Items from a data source
/---

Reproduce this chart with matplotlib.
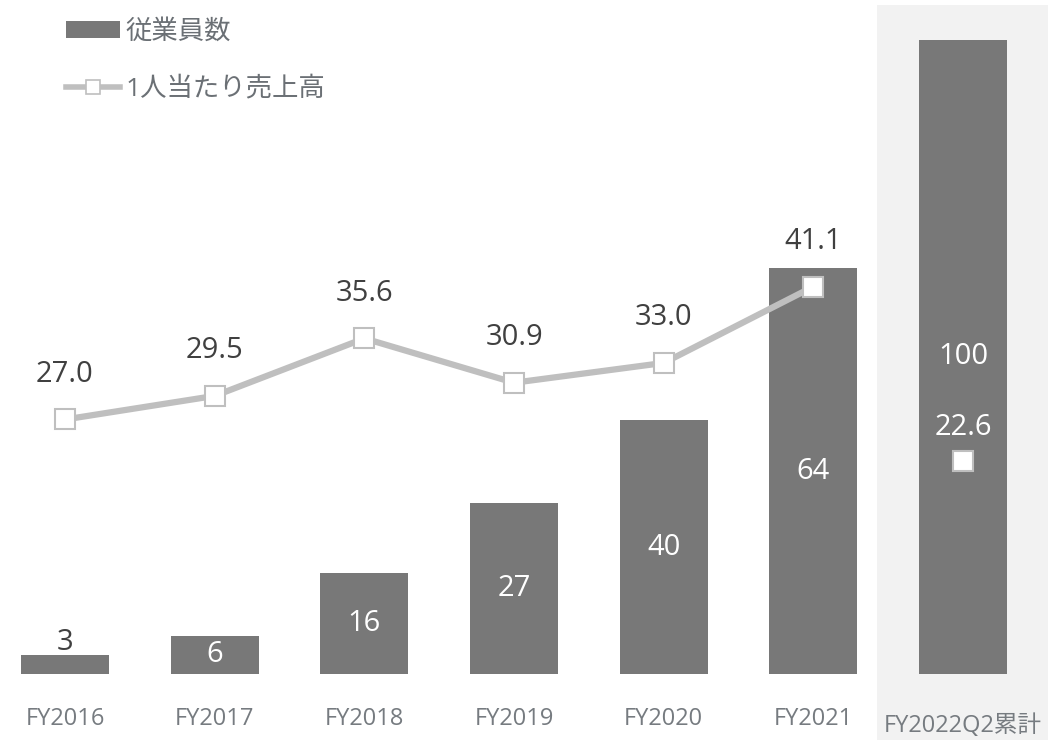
import matplotlib
matplotlib.use("Agg")
import matplotlib.pyplot as plt
from matplotlib.patches import Rectangle, Patch
from matplotlib.lines import Line2D

plt.rcParams['font.family'] = ['Open Sans', 'Noto Sans CJK JP', 'DejaVu Sans']

# data
categories = ["FY2016", "FY2017", "FY2018", "FY2019", "FY2020", "FY2021", "FY2022Q2累計"]
employees = [3, 6, 16, 27, 40, 64, 100]
sales_per_person = [27.0, 29.5, 35.6, 30.9, 33.0, 41.1, 22.6]

bar_col = "#787878"
line_col = "#bfbfbf"
txt_col = "#404040"
tick_col = "#767b80"

fig = plt.figure(figsize=(10.59, 7.45), dpi=100)
ax = fig.add_axes([0, 1 - 674 / 745, 1, 674 / 745])
ax.patch.set_visible(False)

# grey panel behind the last category
fig.patches.append(Rectangle((877 / 1059, 5 / 745), (1048 - 877) / 1059, 735 / 745,
                             transform=fig.transFigure, facecolor="#f2f2f2",
                             edgecolor="none", zorder=-1))

x = list(range(len(categories)))
ax.bar(x, employees, width=0.588, color=bar_col, zorder=2)
ax.set_xlim(-0.434, 6.64)
ax.set_ylim(0, 106.3)

for i, v in enumerate(employees):
    if i == 0:
        ax.annotate(str(v), (i, v), xytext=(0, 12), textcoords="offset pixels",
                    ha="center", va="center", fontsize=21, color=txt_col)
    else:
        ax.text(i, v / 2, str(v), ha="center", va="center", fontsize=21, color="white")

ax2 = ax.twinx()
ax2.patch.set_visible(False)
ax2.set_ylim(0, 71.5)
ax2.plot(x[:-1], sales_per_person[:-1], color=line_col, lw=4.5, marker="s", ms=15,
         mfc="white", mec=line_col, mew=1.5, zorder=3)
ax2.plot(x[-1:], sales_per_person[-1:], linestyle="none", marker="s", ms=15,
         mfc="white", mec=line_col, mew=1.5, zorder=3)
for i, v in enumerate(sales_per_person):
    last = i == len(sales_per_person) - 1
    ax2.annotate(f"{v:.1f}", (i, v), xytext=(0, 33 if last else 45), textcoords="offset pixels",
                 ha="center", va="center", fontsize=21, color="white" if last else txt_col)

for a in (ax, ax2):
    for s in a.spines.values():
        s.set_visible(False)
    a.set_yticks([])

ax.set_xticks(x)
ax.set_xticklabels(categories, fontsize=17, color=tick_col)
ax.tick_params(axis="x", length=0, pad=24)
ax.xaxis.get_major_ticks()[-1].set_pad(29)

handles = [Patch(facecolor=bar_col, edgecolor="none"),
           Line2D([], [], color=line_col, lw=4, marker="s", ms=10, mfc="white", mec=line_col, mew=1.2)]
leg = ax2.legend(handles, ["従業員数", "1人当たり売上高"], loc="upper left",
                 bbox_to_anchor=(66 / 1059, 1 - 20 / 745), bbox_transform=fig.transFigure,
                 frameon=False, fontsize=19, handlelength=2.05, handleheight=0.58,
                 handletextpad=0.2, labelspacing=1.2, borderpad=0, borderaxespad=0)
for t in leg.get_texts():
    t.set_color("#6b7075")

fig.savefig("out.png", dpi=100)
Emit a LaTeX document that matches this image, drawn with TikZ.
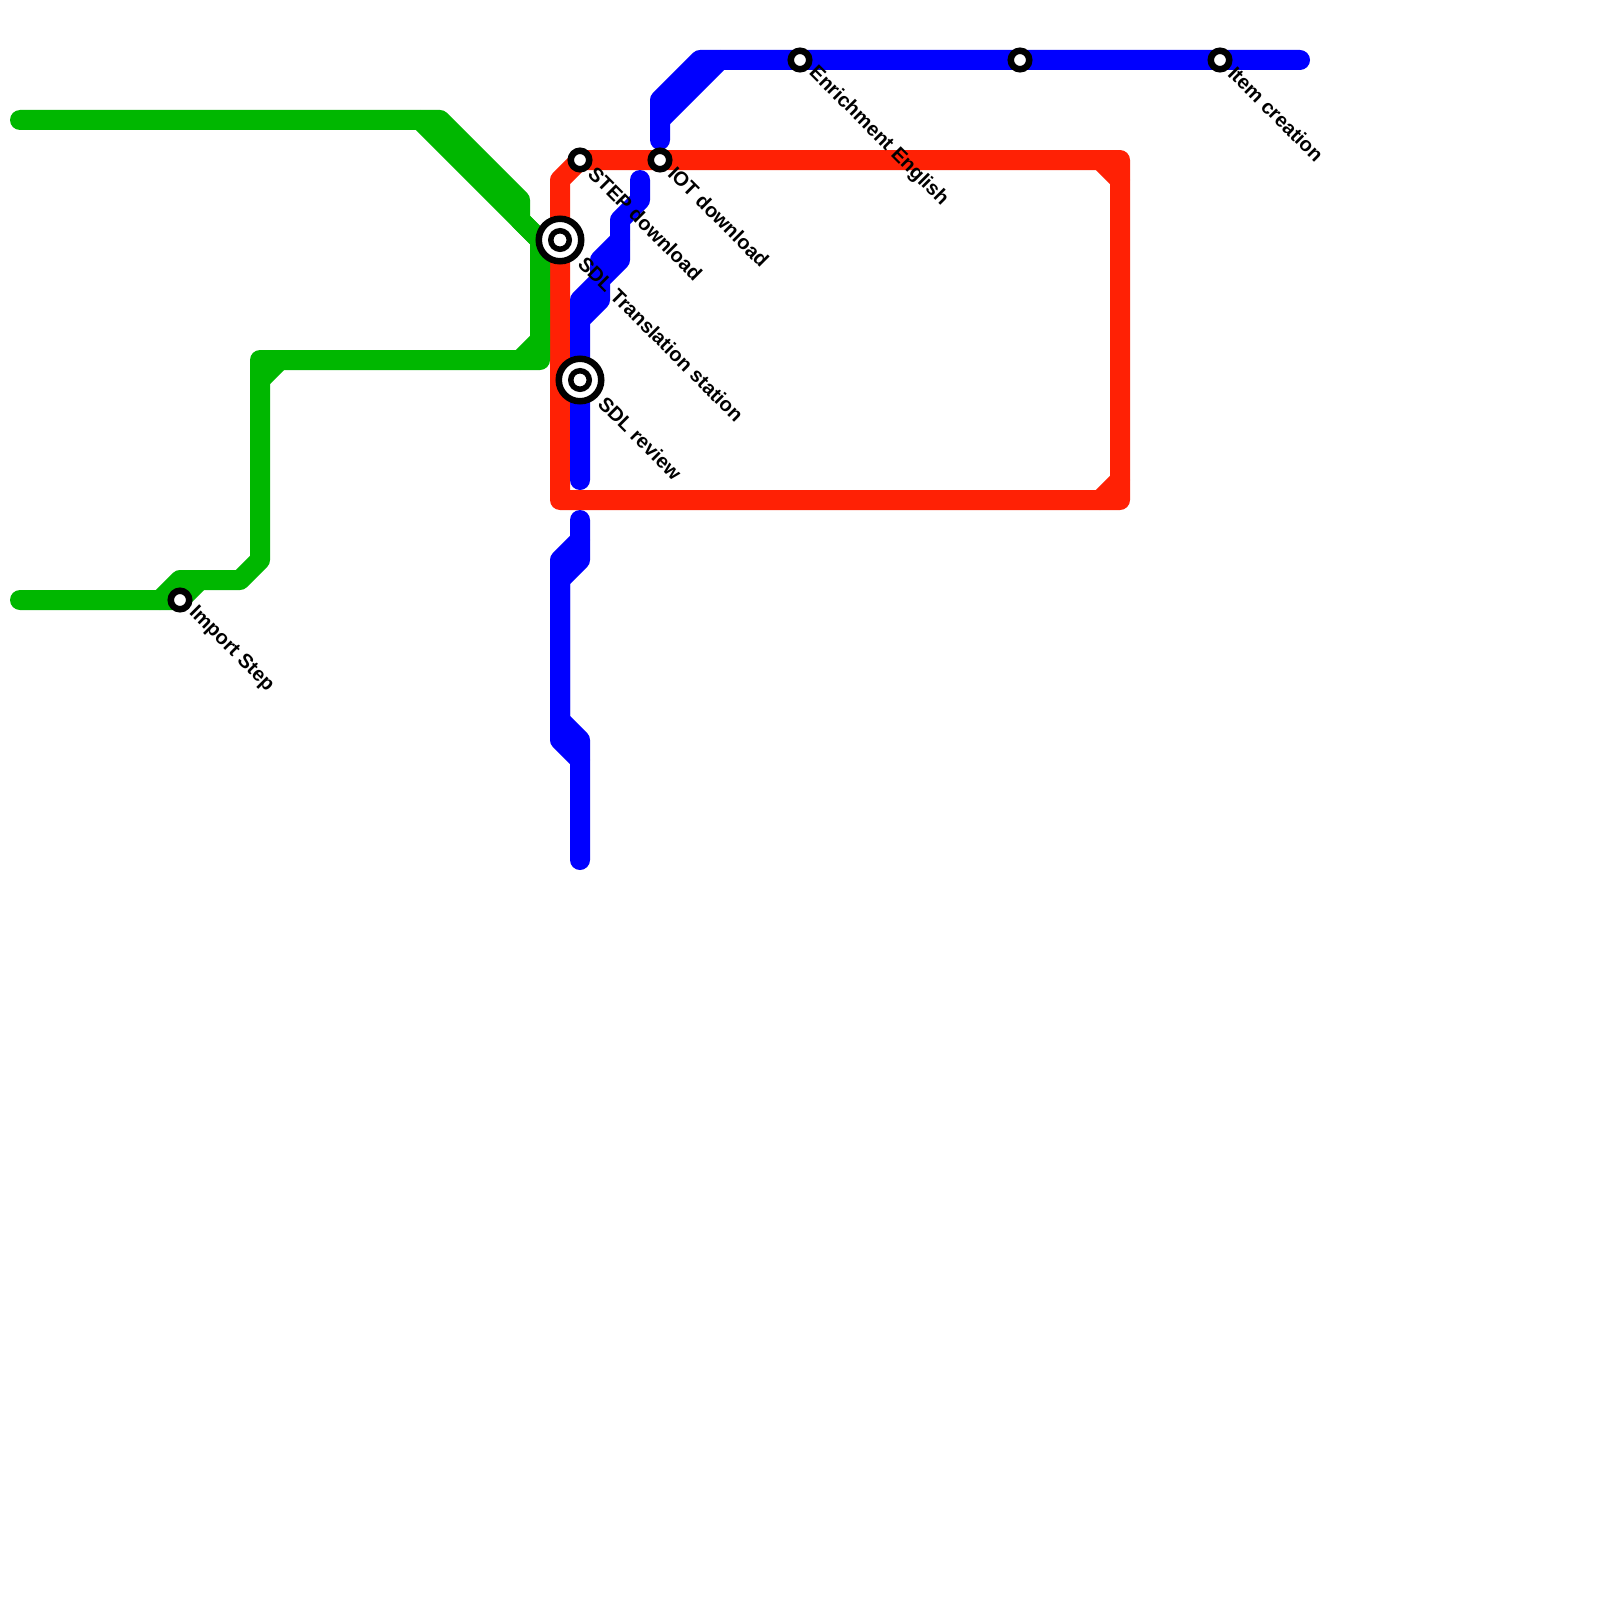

\---

| Description of the task |
Leave out the pictures and restate, word for word, the lines from the top of the data through the line containing "from matplotlib.lines import Line2D", both included.

| Result |
Reproduce this chart with matplotlib.
import matplotlib
matplotlib.use("Agg")
import matplotlib.pyplot as plt
from matplotlib.patches import Rectangle, Patch
from matplotlib.lines import Line2D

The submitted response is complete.